- [COLLECTED DATA]
○ ○ ○ ○ ○ ○ ○
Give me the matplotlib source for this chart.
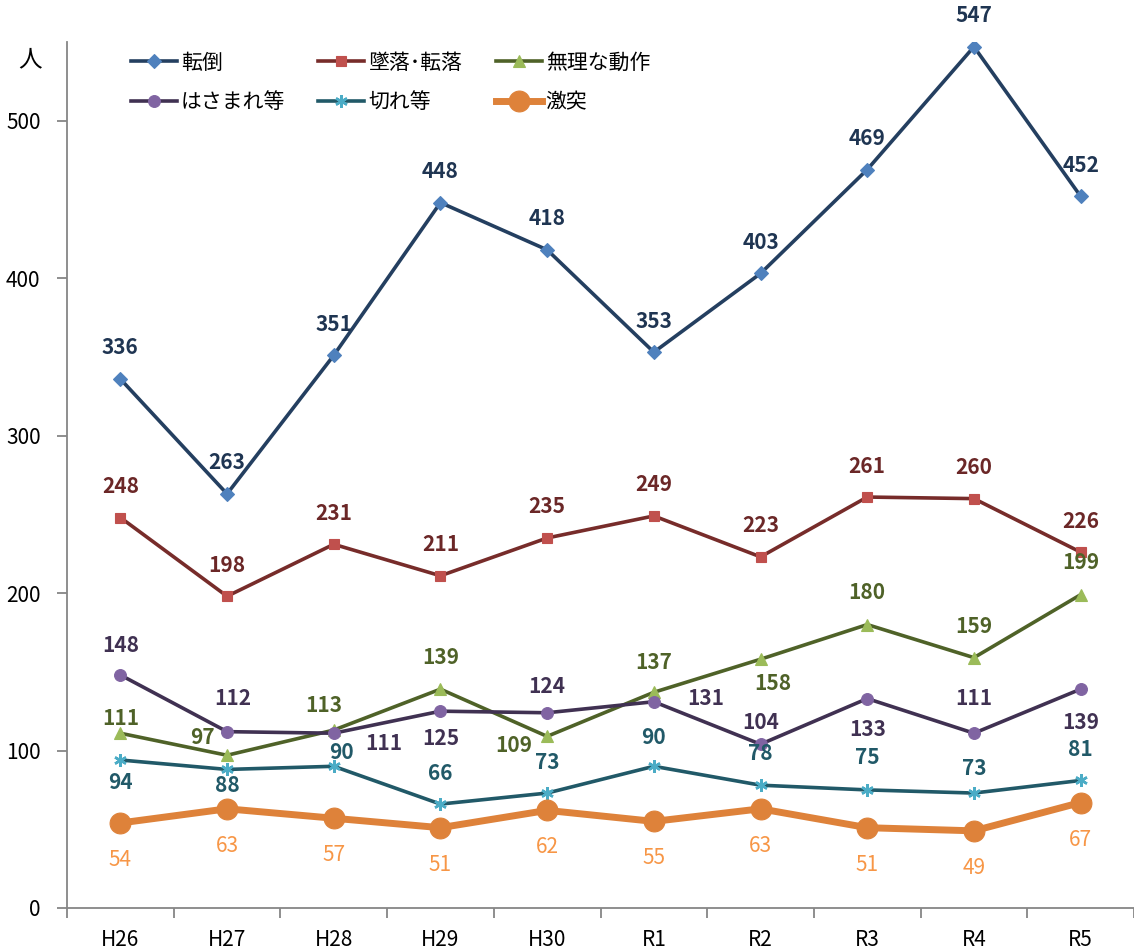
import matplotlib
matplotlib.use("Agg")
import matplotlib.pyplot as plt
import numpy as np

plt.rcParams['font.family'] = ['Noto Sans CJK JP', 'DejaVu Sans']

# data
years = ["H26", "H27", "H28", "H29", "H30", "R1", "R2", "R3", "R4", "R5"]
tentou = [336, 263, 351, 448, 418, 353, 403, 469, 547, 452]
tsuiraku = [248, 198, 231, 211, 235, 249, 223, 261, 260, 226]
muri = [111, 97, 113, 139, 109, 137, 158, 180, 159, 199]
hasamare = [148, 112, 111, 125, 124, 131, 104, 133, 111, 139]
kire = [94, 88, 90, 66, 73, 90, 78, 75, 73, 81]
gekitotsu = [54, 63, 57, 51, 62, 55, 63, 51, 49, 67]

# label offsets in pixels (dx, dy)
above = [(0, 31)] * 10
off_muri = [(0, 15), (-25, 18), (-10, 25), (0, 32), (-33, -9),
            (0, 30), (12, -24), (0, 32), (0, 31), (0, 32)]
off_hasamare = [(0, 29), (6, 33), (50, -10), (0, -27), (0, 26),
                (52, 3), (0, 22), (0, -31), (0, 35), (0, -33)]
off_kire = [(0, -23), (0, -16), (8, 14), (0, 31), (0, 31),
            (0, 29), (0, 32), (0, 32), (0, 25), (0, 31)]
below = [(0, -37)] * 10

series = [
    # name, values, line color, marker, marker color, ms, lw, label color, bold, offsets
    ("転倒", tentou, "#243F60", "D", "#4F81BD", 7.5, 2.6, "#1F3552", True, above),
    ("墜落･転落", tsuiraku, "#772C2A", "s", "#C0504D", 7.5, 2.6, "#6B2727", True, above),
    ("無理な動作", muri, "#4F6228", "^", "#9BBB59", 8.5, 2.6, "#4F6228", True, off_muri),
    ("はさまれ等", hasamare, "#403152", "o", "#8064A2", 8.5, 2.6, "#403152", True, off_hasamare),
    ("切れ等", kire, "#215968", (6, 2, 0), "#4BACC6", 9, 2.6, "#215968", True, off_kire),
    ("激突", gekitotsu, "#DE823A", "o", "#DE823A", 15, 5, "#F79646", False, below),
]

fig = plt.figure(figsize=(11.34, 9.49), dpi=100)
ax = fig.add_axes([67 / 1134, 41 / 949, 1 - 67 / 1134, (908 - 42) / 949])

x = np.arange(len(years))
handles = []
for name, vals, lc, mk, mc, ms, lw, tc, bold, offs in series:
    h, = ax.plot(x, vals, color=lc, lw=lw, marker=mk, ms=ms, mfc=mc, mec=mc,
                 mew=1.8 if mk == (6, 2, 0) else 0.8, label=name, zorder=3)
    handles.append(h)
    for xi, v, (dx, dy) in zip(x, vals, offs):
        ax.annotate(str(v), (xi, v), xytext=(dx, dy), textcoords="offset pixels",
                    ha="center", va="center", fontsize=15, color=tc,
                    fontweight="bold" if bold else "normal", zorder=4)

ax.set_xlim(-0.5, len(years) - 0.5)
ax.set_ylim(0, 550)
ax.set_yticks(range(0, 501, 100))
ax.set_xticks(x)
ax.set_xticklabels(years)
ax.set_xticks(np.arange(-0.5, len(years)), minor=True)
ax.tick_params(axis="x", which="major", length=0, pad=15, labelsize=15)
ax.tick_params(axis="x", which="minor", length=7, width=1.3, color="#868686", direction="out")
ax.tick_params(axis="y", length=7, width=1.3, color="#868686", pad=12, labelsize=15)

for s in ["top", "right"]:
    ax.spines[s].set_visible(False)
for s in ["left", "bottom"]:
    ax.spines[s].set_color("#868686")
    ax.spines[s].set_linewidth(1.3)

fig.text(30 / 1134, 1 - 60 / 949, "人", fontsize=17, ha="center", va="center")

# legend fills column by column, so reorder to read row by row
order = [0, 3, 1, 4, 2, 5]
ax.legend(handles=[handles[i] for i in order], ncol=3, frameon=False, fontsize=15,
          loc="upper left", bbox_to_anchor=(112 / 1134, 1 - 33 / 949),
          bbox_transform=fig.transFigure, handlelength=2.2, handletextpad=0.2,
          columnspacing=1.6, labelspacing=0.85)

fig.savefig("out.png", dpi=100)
○ ○ ○ ○ ○ ○ ○
- [REQUIREMENTS] Reproduce the whole listing word for word, setting aside any pictures.

- [EXERCISE OUTPUT]
Give me the matplotlib source for this chart.
import matplotlib
matplotlib.use("Agg")
import matplotlib.pyplot as plt
import numpy as np

plt.rcParams['font.family'] = ['Noto Sans CJK JP', 'DejaVu Sans']

# data
years = ["H26", "H27", "H28", "H29", "H30", "R1", "R2", "R3", "R4", "R5"]
tentou = [336, 263, 351, 448, 418, 353, 403, 469, 547, 452]
tsuiraku = [248, 198, 231, 211, 235, 249, 223, 261, 260, 226]
muri = [111, 97, 113, 139, 109, 137, 158, 180, 159, 199]
hasamare = [148, 112, 111, 125, 124, 131, 104, 133, 111, 139]
kire = [94, 88, 90, 66, 73, 90, 78, 75, 73, 81]
gekitotsu = [54, 63, 57, 51, 62, 55, 63, 51, 49, 67]

# label offsets in pixels (dx, dy)
above = [(0, 31)] * 10
off_muri = [(0, 15), (-25, 18), (-10, 25), (0, 32), (-33, -9),
            (0, 30), (12, -24), (0, 32), (0, 31), (0, 32)]
off_hasamare = [(0, 29), (6, 33), (50, -10), (0, -27), (0, 26),
                (52, 3), (0, 22), (0, -31), (0, 35), (0, -33)]
off_kire = [(0, -23), (0, -16), (8, 14), (0, 31), (0, 31),
            (0, 29), (0, 32), (0, 32), (0, 25), (0, 31)]
below = [(0, -37)] * 10

series = [
    # name, values, line color, marker, marker color, ms, lw, label color, bold, offsets
    ("転倒", tentou, "#243F60", "D", "#4F81BD", 7.5, 2.6, "#1F3552", True, above),
    ("墜落･転落", tsuiraku, "#772C2A", "s", "#C0504D", 7.5, 2.6, "#6B2727", True, above),
    ("無理な動作", muri, "#4F6228", "^", "#9BBB59", 8.5, 2.6, "#4F6228", True, off_muri),
    ("はさまれ等", hasamare, "#403152", "o", "#8064A2", 8.5, 2.6, "#403152", True, off_hasamare),
    ("切れ等", kire, "#215968", (6, 2, 0), "#4BACC6", 9, 2.6, "#215968", True, off_kire),
    ("激突", gekitotsu, "#DE823A", "o", "#DE823A", 15, 5, "#F79646", False, below),
]

fig = plt.figure(figsize=(11.34, 9.49), dpi=100)
ax = fig.add_axes([67 / 1134, 41 / 949, 1 - 67 / 1134, (908 - 42) / 949])

x = np.arange(len(years))
handles = []
for name, vals, lc, mk, mc, ms, lw, tc, bold, offs in series:
    h, = ax.plot(x, vals, color=lc, lw=lw, marker=mk, ms=ms, mfc=mc, mec=mc,
                 mew=1.8 if mk == (6, 2, 0) else 0.8, label=name, zorder=3)
    handles.append(h)
    for xi, v, (dx, dy) in zip(x, vals, offs):
        ax.annotate(str(v), (xi, v), xytext=(dx, dy), textcoords="offset pixels",
                    ha="center", va="center", fontsize=15, color=tc,
                    fontweight="bold" if bold else "normal", zorder=4)

ax.set_xlim(-0.5, len(years) - 0.5)
ax.set_ylim(0, 550)
ax.set_yticks(range(0, 501, 100))
ax.set_xticks(x)
ax.set_xticklabels(years)
ax.set_xticks(np.arange(-0.5, len(years)), minor=True)
ax.tick_params(axis="x", which="major", length=0, pad=15, labelsize=15)
ax.tick_params(axis="x", which="minor", length=7, width=1.3, color="#868686", direction="out")
ax.tick_params(axis="y", length=7, width=1.3, color="#868686", pad=12, labelsize=15)

for s in ["top", "right"]:
    ax.spines[s].set_visible(False)
for s in ["left", "bottom"]:
    ax.spines[s].set_color("#868686")
    ax.spines[s].set_linewidth(1.3)

fig.text(30 / 1134, 1 - 60 / 949, "人", fontsize=17, ha="center", va="center")

# legend fills column by column, so reorder to read row by row
order = [0, 3, 1, 4, 2, 5]
ax.legend(handles=[handles[i] for i in order], ncol=3, frameon=False, fontsize=15,
          loc="upper left", bbox_to_anchor=(112 / 1134, 1 - 33 / 949),
          bbox_transform=fig.transFigure, handlelength=2.2, handletextpad=0.2,
          columnspacing=1.6, labelspacing=0.85)

fig.savefig("out.png", dpi=100)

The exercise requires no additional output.